Voter contre
|En 2012, au détour d’un très long test hélas disparu du web, je m’apercevais que, plutôt qu’un classement par affinités, un classement par élimination donnait une meilleure idée de mes goûts politiques — l’exemple parlant était, à l’époque, celui de Poutou, avec qui j’avais une relativement bonne affinité idéologique, mais pour qui je n’avais jamais envisagé de voter à cause d’une poignée de points de son programme avec lesquels j’étais absolument, totalement et définitivement en désaccord.
Aujourd’hui, je lis qu’un ancien président de la République est de nouveau candidat. Selon un sondage, environ quatre citoyens sur cinq ne voudraient pas de lui. Cependant, au sein de son parti, il conserverait une majorité d’opinions favorables, et sa présence à l’élection présidentielle est fort probable ; il n’est même pas exclu qu’il parvienne à se faire élire à nouveau.
Comment donc, dans un système réputé démocratique, un candidat détesté par 79 % des électeurs (enfin, détesté par 54 % et juste pas aimé par 25 %), peut-il avoir une vraie chance d’être élu ?
La réponse tient en deux mots : haine générale.
Le candidat que l’autre grand parti traditionnel devra sélectionner sera, très probablement, lui aussi rejeté par 80 % du corps électoral : c’est à peu près la cote d’impopularité de l’actuel président et du premier ministre — et il est peu probable que leur parti n’envoie pas l’un des deux à l’élection.
La candidate souvent en troisième position ces derniers temps sera également honnie de sept à huit Français sur dix, c’est une chose qui ne change pas depuis vingt ans. Néanmoins, elle a une chance réelle de rééditer l’exception paternelle.
Les autres candidats potentiels ne sont pas autant haïs : au centre, le type aux oreilles en chou-fleur, à sa droite le chauve expert en traversée du désert, à gauche du président le tribun rétrograde ou les petits énervés, tous ceux-là ont des cotes d’impopularité bien plus faibles ; mais ils n’ont pas non plus le même corps de fidèles, le même appareil de parti, la même base inaliénable pour les envoyer tranquillement en tête des élections.
J’ai fait un rêve
Là, je me mets à fantasmer : et si, au lieu d’un bulletin spécifiant quel candidat on veut élire, on avait un bulletin spécifiant le candidat que l’on ne veut absolument pas voir élu ?
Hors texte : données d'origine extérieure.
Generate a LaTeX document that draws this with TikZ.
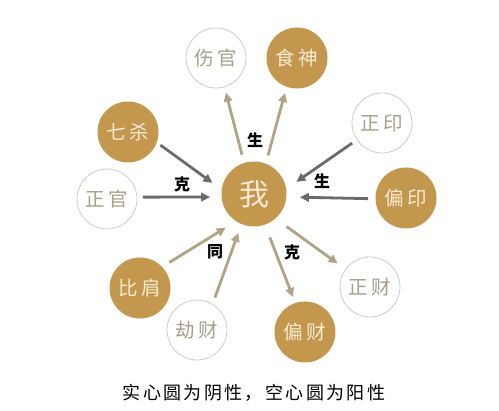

Reprenons : ces derniers temps, les candidats (déclarés ou supposés) multiplient les déclarations agressives et les attaques débiles. Ainsi, ils complaisent aux 20–25 % qui voteront pour eux. Cela renforce aussi énormément deux rangs : ceux qui les détestent et voteront pour quelqu’un d’autre (mais ils se disperseront entre plein de candidats dont aucun n’aura la base fixe d’un grand parti, donc on s’en fout), et ceux qui arrivent à “tous les mêmes” et iront faire autre chose le jour de l’élection (mais ils ne sont pas comptabilisés, donc on s’en fout aussi).
Concrètement, le fait qu’on vote “pour” favorise les candidats les plus à même de se constituer un noyau dur de fans indiscutables au sein de leur parti, peu importe qu’ils se fassent au passage haïr de l’immense majorité de la population.
Si le peuple votait par élimination, l’intérêt des candidats serait évidemment de faire haïr leurs confrères ; mais ils devraient surtout de ne pas déplaire eux-mêmes. Tous ceux qui se font détester de 80 % des électeurs seraient politiquement morts ; ceux qui font beaucoup moins de vagues, qui ont un tempérament moins agressif et un discours plus rassembleur, ne serait rejetés que par quoi, 40, 50, 60 % des gens ? En tout cas, ils ne seraient pas éliminés aussi définitivement et pourraient espérer être élus.
Si nous voulons avoir un jour un président un peu moins impopulaire, c’est sur ceux-là qu’il faut miser : ceux qui savent ne pas monter les gens les uns contre les autres, ceux qui savent ne pas construire la haine, ceux qui vont rassembler une large base pas forcément très convaincue, mais prête à jouer le jeu.
Or, pour que ceux-ci puissent être élus, l’urgence, c’est de désigner les plus haïssables pour les éliminer à coup sûr.